The post also omits, most significantly, the demographics of the actual people these assertions are based on. Any good quantitative researcher will tell you that one of the biggest burdens of quantitative research is confirmation bias. The results of the research reflect more about the researchers than those being researched. It is well understood that in the recruitment of participants for research one must be extremely intentional in ensuring that the participants are not a mere reflection of the researchers in terms of various demographics (i.e. race, class, gender, sex, religion, education, nationality, language etc.). In recruitment of participants researchers are often biased (implicitly and explicitly) in who the people they approach (familiarity and comfortability being major factors) and the strategies of recruitment (where is the research advertised? where is the research held?) which then result in a population that can be more similar to the researchers. For this particular example, who were these mothers and daughters?

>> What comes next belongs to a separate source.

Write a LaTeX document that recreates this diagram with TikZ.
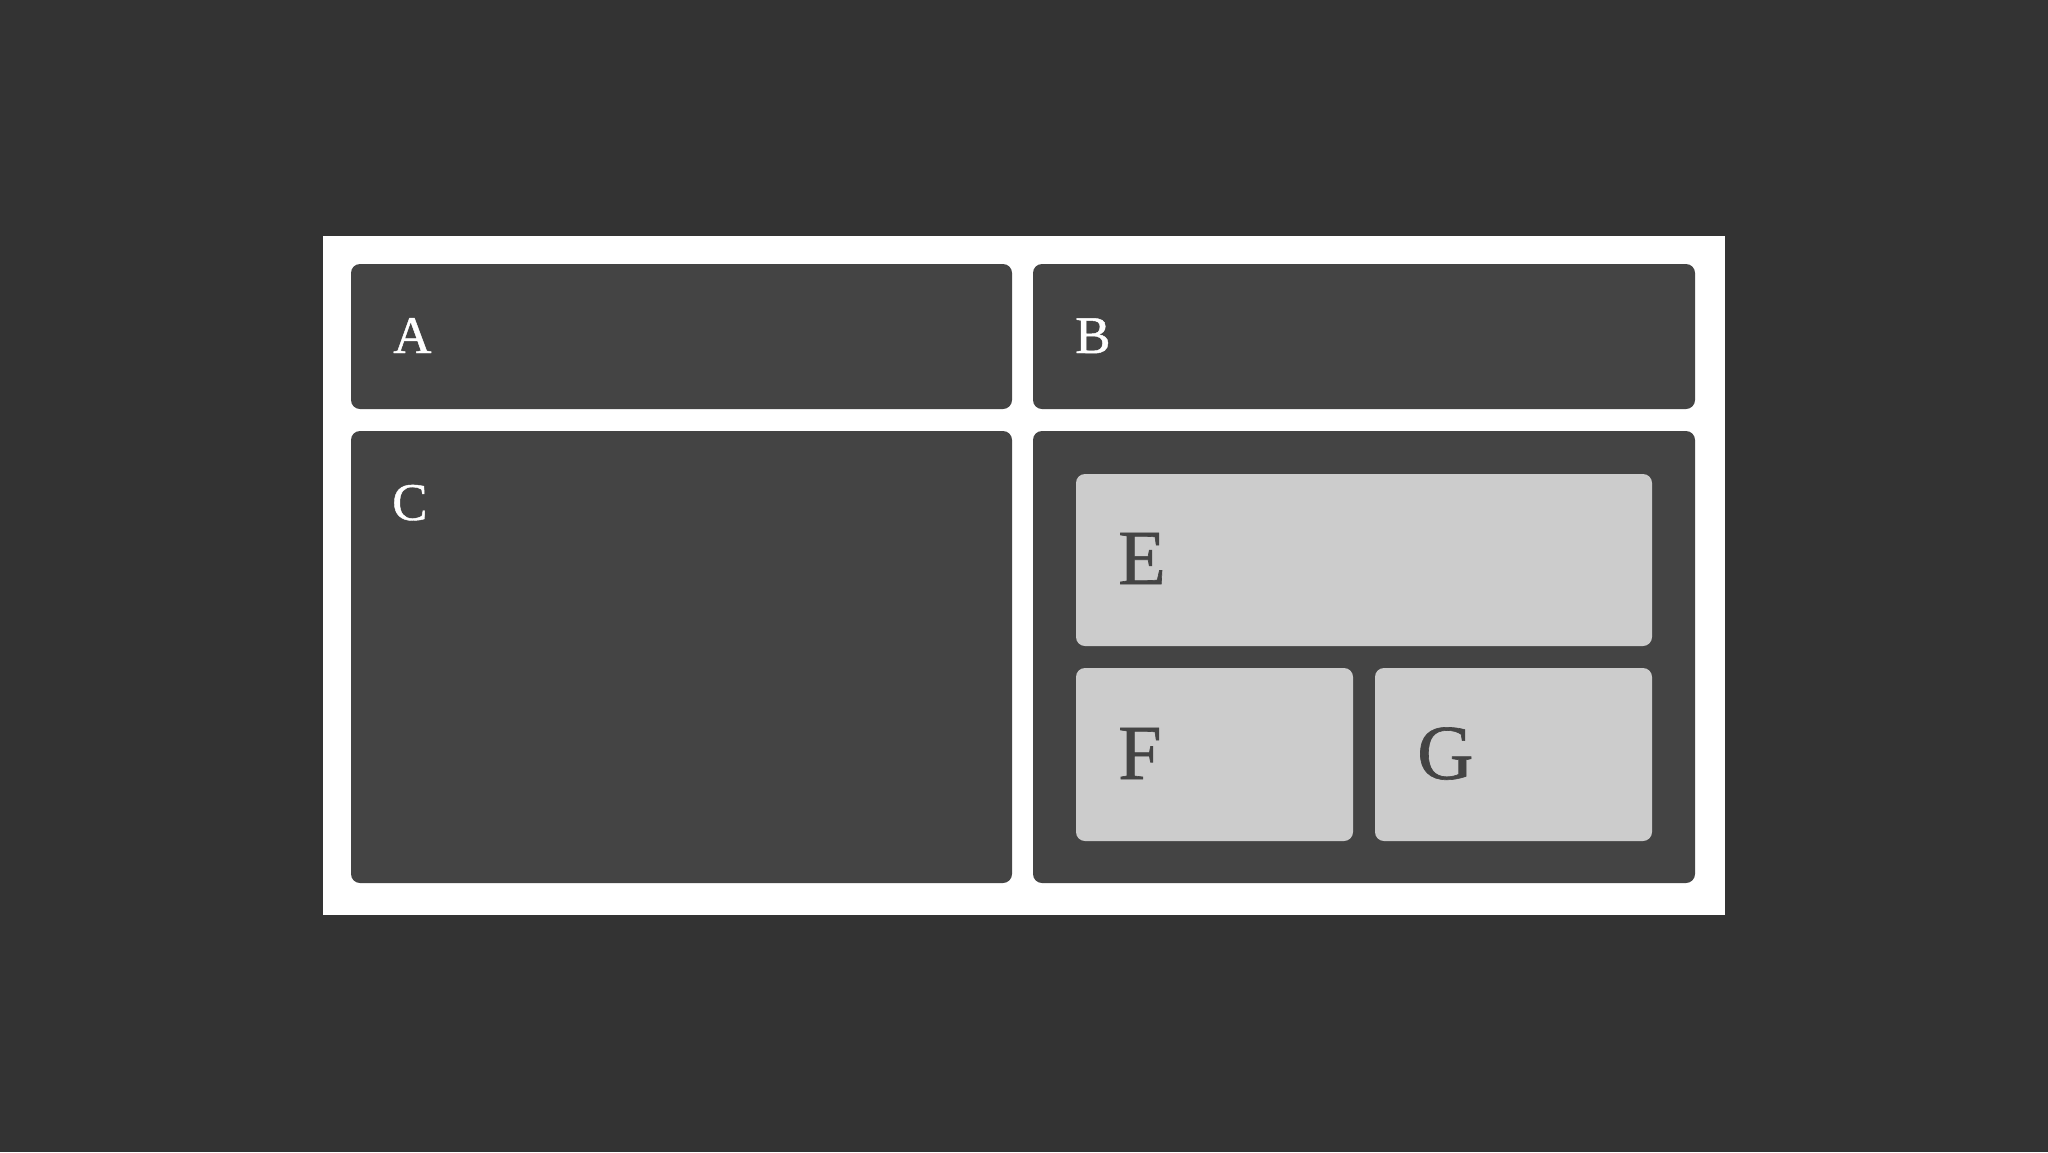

When and where was the research conducted? (middle of the day during the work week? weekend? evening? was it only advertised at the university where the P.I.’s worked?). It would be safe to assume that under minimal restrictions (location and time of day) working class mothers would not be able to participate. Much less low-income mothers who might be working 50-60hrs a week needing transportation to and from work to find additional time in the day to travel to a university campus to participate in a research project. Were the participants compensated? Paid? Given meals? Reimbursement for travel expenses? Would mothers who are abusive choose to participate in a study like this, giving their daughter an opportunity to share what their lives were actually like to outsiders? Highly unlikely. And highly unlikely that these mothers would be a source of comfort after a poor performance on a test. All of these may have been accounted for in the actual study (again that would be an entirely different review) but for the casual social media surfer who glances at the first slide and “hearts” it, what influence does such a “headline” have on them as they move on to the next post?

 

This response is anything but a social media post. It was not quick. It was not quick to consume. It was lengthy. It was not specifically reaffirming and hopefully left the reader with more questions. It challenges confirmation bias. This is not meant to be a statement to avoid social media or social media that focuses on scientific, or others forms of knowledge building. Rather, like in any situation connected to knowledge production, we must be intentional in our absorption of knowledge. This is more a sample of how one in all scenarios of knowledge production should and can determine what one is meant to learn and understand. If you are thinking about your own processes of knowledge production, or now realizing maybe you have not done a meta-analysis of your research processes then hopefully this has been helpful.